September 28, 2022

The flux intensity of energetic electrons in Earth's outer radiation belt is due to a delicate imbalance between transport, acceleration, and losses. Wave-particle interactions contribute critically to all three of these competing processes. Chief amongst them are ULF wave-related transport, whistler-mode chorus associated acceleration, and EMIC or hiss wave related losses. Although a combination of these interactions can explain the evolution of energetic electron fluxes over long timescales (tens of hours to days), rapid electron flux variations cannot always be explained by them. One important discrepancy is the rapid dropout of 0.1-1 MeV electrons. These energies are too low to be scattered by resonant interactions with EMIC waves, whereas the dropout timescale is too short to be explained by the scattering rates from whistler-mode hiss waves. One possible candidate is the scattering by Kinetic Alfven waves (KAW) that can potentially resonate with these high-energy electrons and scatter them into the loss cone, but contribution of this wave mode to radiation belt dynamics has not been thoroughly studied.

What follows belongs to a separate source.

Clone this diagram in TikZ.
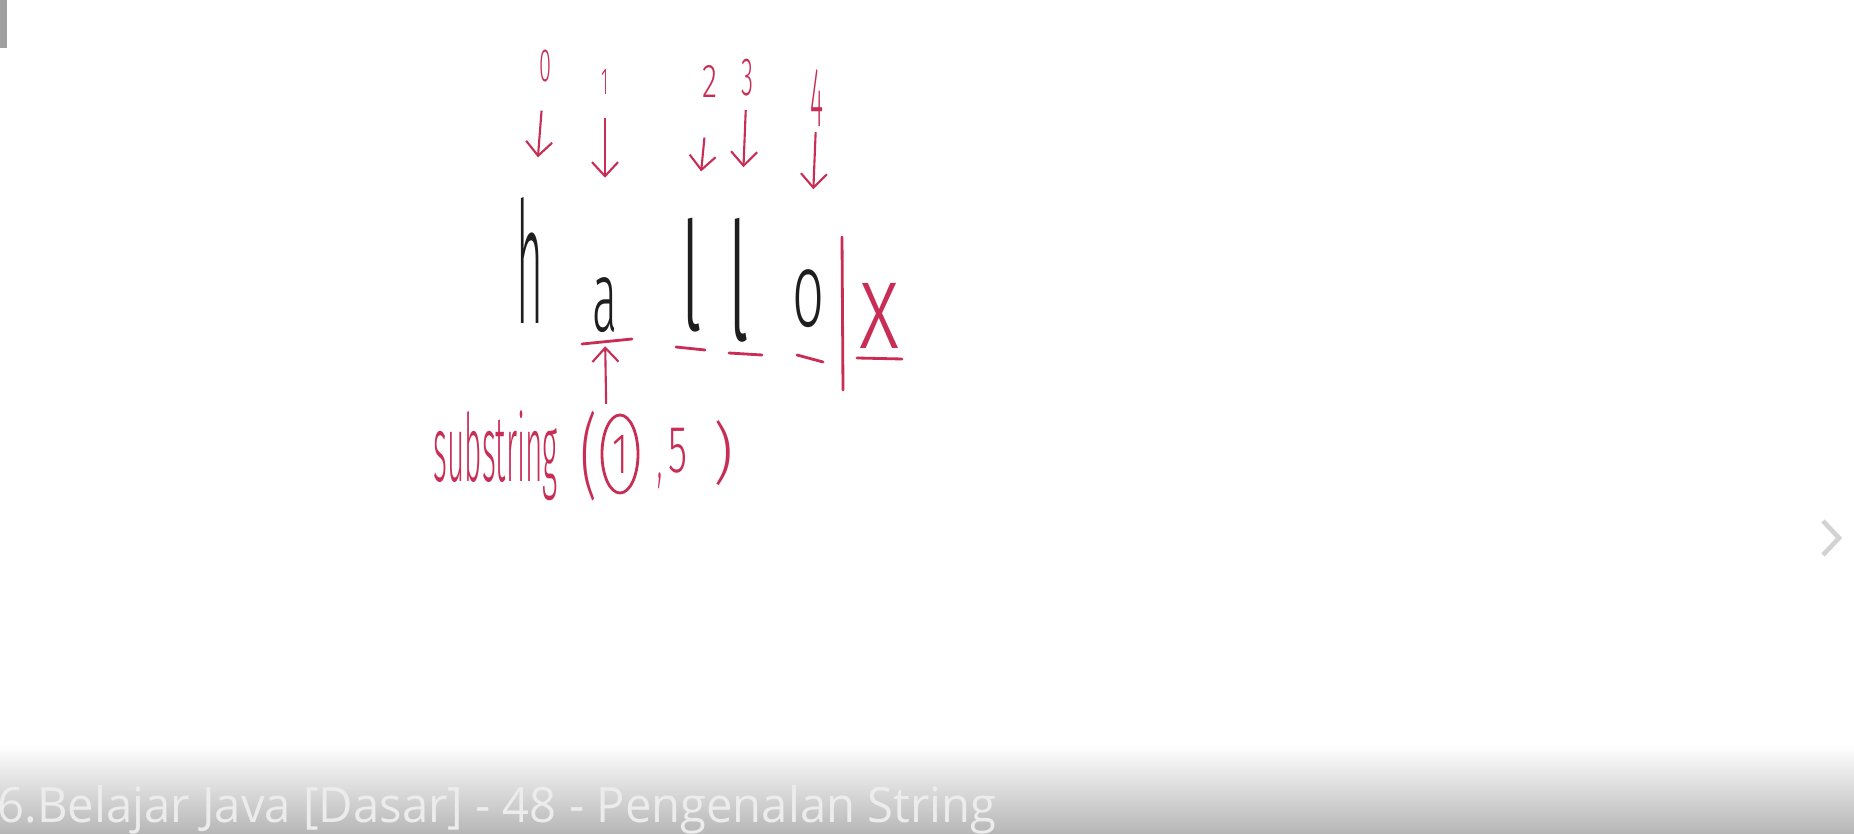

The primary goal of this project is to improve our understanding on mechanisms of energetic electron losses in the inner magnetosphere (including radiation belts) by quantifying the KAW contribution to energetic electron scattering in the radiation belts. Key proposal objectives are: (i) to explore direct evidence of KAW resulted electron precipitation, using combined near-equatorial and low-altitude observations by near-equatorial NASA missions (THEMIS, MMS, and Van Allen Probes) and observations of precipitating energetic electrons by ELFIN (low-altitude twin CubeSat mission). (ii) Verify the KAW diffusion rates by comparing the expected and observed precipitating electron fluxes in multiple conjunction events.